Market Journal – Issue 29

Summertime Selling

Welcome to the twenty-ninth edition of the Market Recap & Outlook Report. Junior Analyst and Member Dividend Dollars reviews economic data releases, notable earnings, and other remarkable news and uses that information in alignment with technical analysis to establish opinions on the market’s outlook. That information is consolidated and compiled into this report every week for publication on their website and ThetaBandits.com.

Dividend Dollars is not a trader nor investment analyst by practice or profession. They are learning within this server just like many of our members. Therefore, nothing should be taken as financial advice. Rather, this report is just another resource within our toolbox and should be used to provide additional information and opinions on the market and its happenings. Enjoy reading!

Dividend Dollars’s Outlook & Opinion

Last week we didn’t call a bullish or bearish outlook for this week. We said technicals were poised for a bounce, but yields were rising and could cause some selling. We pointed to a +/-1% move with steady direction all week. This call out was sort of right. Yields continued to rise higher, and stocks trended down for the whole week.

Earnings season is nearly over, with 94% of S&P 500 companies having reported. 80% have beaten EPS expectations and 58% have beaten revenue expectations. Economic data this week had better than expected readings for retail, industrial production, employment, and trade while housing and inventories were worse than expected. None of the data was too amazing or too awful. Troubles in China and the release of the Fed minutes, in my opinion, were the largest catalysts this week.

From a technical standpoint, the $SPX support we were expecting at the 4,450 level (a level we have talked about for weeks now) did not last long. The confluence of the support there and the 50-day moving average failed in spectacular fashion on Tuesday. It may now be a stubborn resistance level for when the market moves higher, so let’s bookmark that thought. For now, there’s not much historical volume to go from at these levels, besides the activity in June, the last time the market was in this area, was over a year ago. I think the 0.618 Fibonacci level at 4,310 is the next target, which also aligns with the 100-day moving average, another confluence like last week! That level is also right above the old bull market threshold (4,292) and may provide some solid support.

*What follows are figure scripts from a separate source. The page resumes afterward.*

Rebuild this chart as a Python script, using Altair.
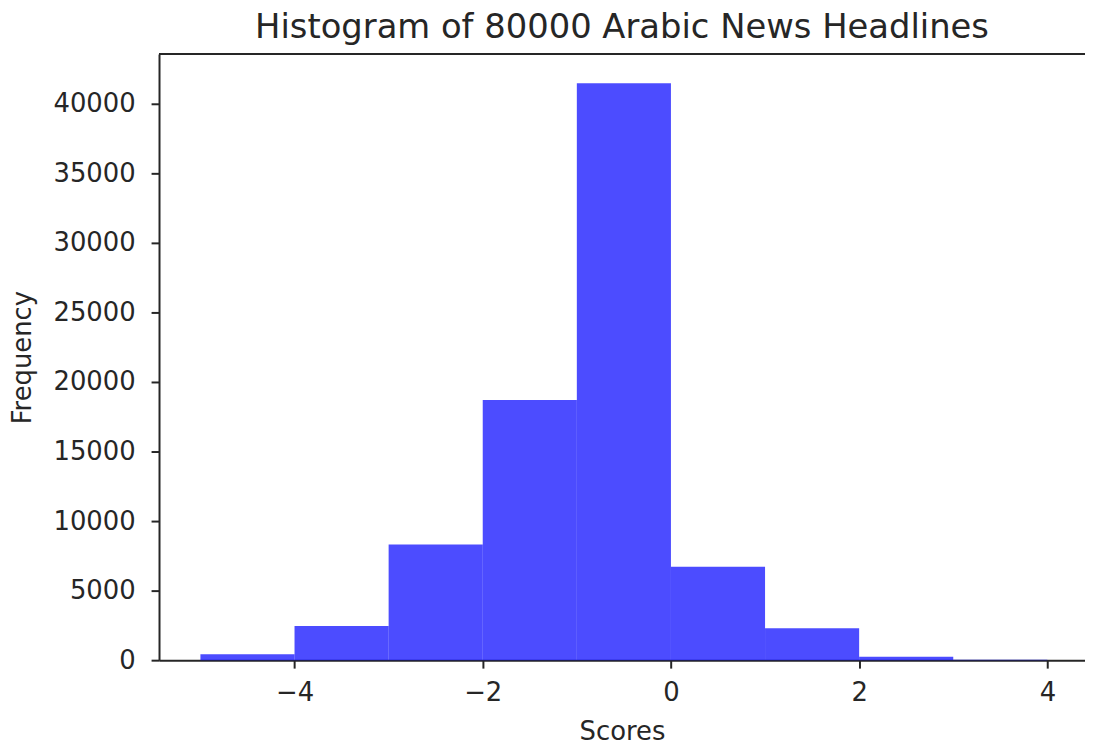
import altair as alt
import pandas as pd

bin_start = [-5, -4, -3, -2, -1, 0, 1, 2, 3]
bin_end = [-4, -3, -2, -1, 0, 1, 2, 3, 4]
counts = [420, 2450, 8320, 18700, 41480, 6720, 2290, 240, 30]

x_ticks = [-4, -2, 0, 2, 4]
y_ticks = [0, 5000, 10000, 15000, 20000, 25000, 30000, 35000, 40000]

df = pd.DataFrame({"start": bin_start, "end": bin_end, "count": counts})

FONT = "DejaVu Sans"
INK = "#262626"

x_scale = alt.Scale(domain=[-5.44, 4.40], nice=False, zero=False)
y_scale = alt.Scale(domain=[0, 43575], nice=False)

bars = alt.Chart(df).mark_rect(color="#0000ff", opacity=0.7).encode(
    x=alt.X("start:Q", scale=x_scale, title="Scores",
            axis=alt.Axis(values=x_ticks, format="d", grid=False, domainColor=INK,
                          domainWidth=2, tickColor=INK, tickWidth=2, tickSize=8,
                          labelFont=FONT, labelFontSize=26, labelColor=INK, labelPadding=12,
                          titleFont=FONT, titleFontSize=26, titleFontWeight="normal",
                          titleColor=INK, titlePadding=13, labelFlush=False)),
    x2="end:Q",
    y=alt.Y("count:Q", scale=y_scale, title="Frequency",
            axis=alt.Axis(values=y_ticks, format="d", grid=False, domainColor=INK,
                          domainWidth=2, tickColor=INK, tickWidth=2, tickSize=8,
                          labelFont=FONT, labelFontSize=26, labelColor=INK, labelPadding=16,
                          titleFont=FONT, titleFontSize=26, titleFontWeight="normal",
                          titleColor=INK, titlePadding=18, labelFlush=False)),
    y2=alt.datum(0),
)

top_spine = alt.Chart(df).mark_rule(color=INK, strokeWidth=2).encode(
    x=alt.value(0), x2=alt.value(932), y=alt.value(0)
)

chart = alt.layer(bars, top_spine).properties(
    width=932,
    height=610,
    title=alt.TitleParams("Histogram of 80000 Arabic News Headlines", font=FONT,
                          fontSize=34, fontWeight="normal", color=INK, offset=8),
    autosize=alt.AutoSizeParams(type="none"),
    padding={"left": 152, "top": 44, "right": 0, "bottom": 87},
).configure_view(stroke=None)

chart.save("out.html", embed_options={"renderer": "svg", "actions": False})
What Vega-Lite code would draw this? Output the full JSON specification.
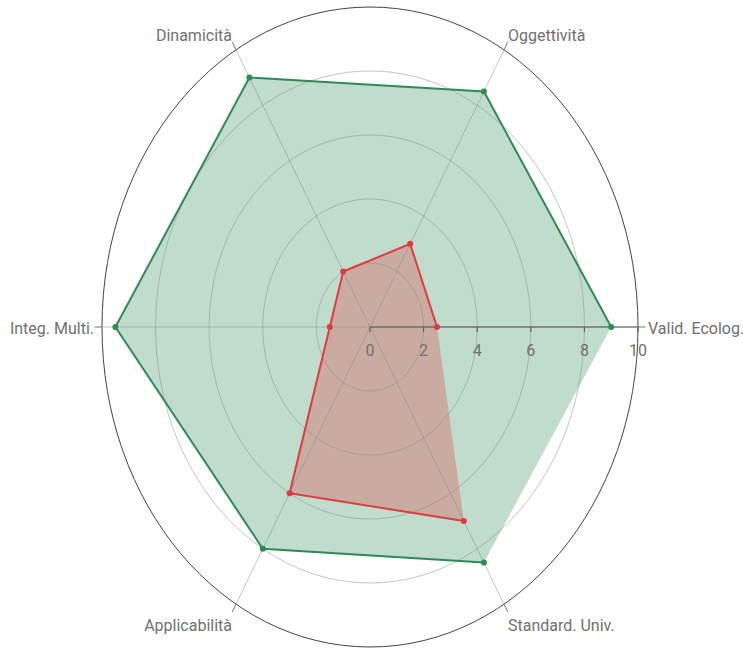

For yields, the 2-, 5-, and 10-year Treasury yields are all at high levels not seen since 2007. Breaking above these levels would be a hugely significant indicator of the state of the economy. However, as we have seen time and time again in the data, GDP and the labor market are strong. Fed funds futures are expecting a less than 60% chance of a hike throughout the rest of the year. There seems to be a disconnect here, causing me to have the opinion that rates should be falling soon. If that happens, the bounce in $SPX may follow.

Wrapping up now, next week is lighter on the economic front with home data, job data, and sentiment data. Market sentiment indicators are mixed this week with $SPX open interest change, $VIX open interest put call ratios, and $VIX levels in general looking more bearish while ETF open interest change, CBOE and OCC equity volume put call ratios, and $VIX IV gap looking more bullish. There is a wide dispersion in indictors this week. A correction seems to finally hit stocks that got too far ahead of themselves, and the momentum downward seems strong, however a key support level is near. Bullishness for next week is not unreasonable, however the overall state of the market seems to be bearish, which is the direction that I will be leaning. Looking forward to a moderately bearish week next week and lots of chop around the key support area.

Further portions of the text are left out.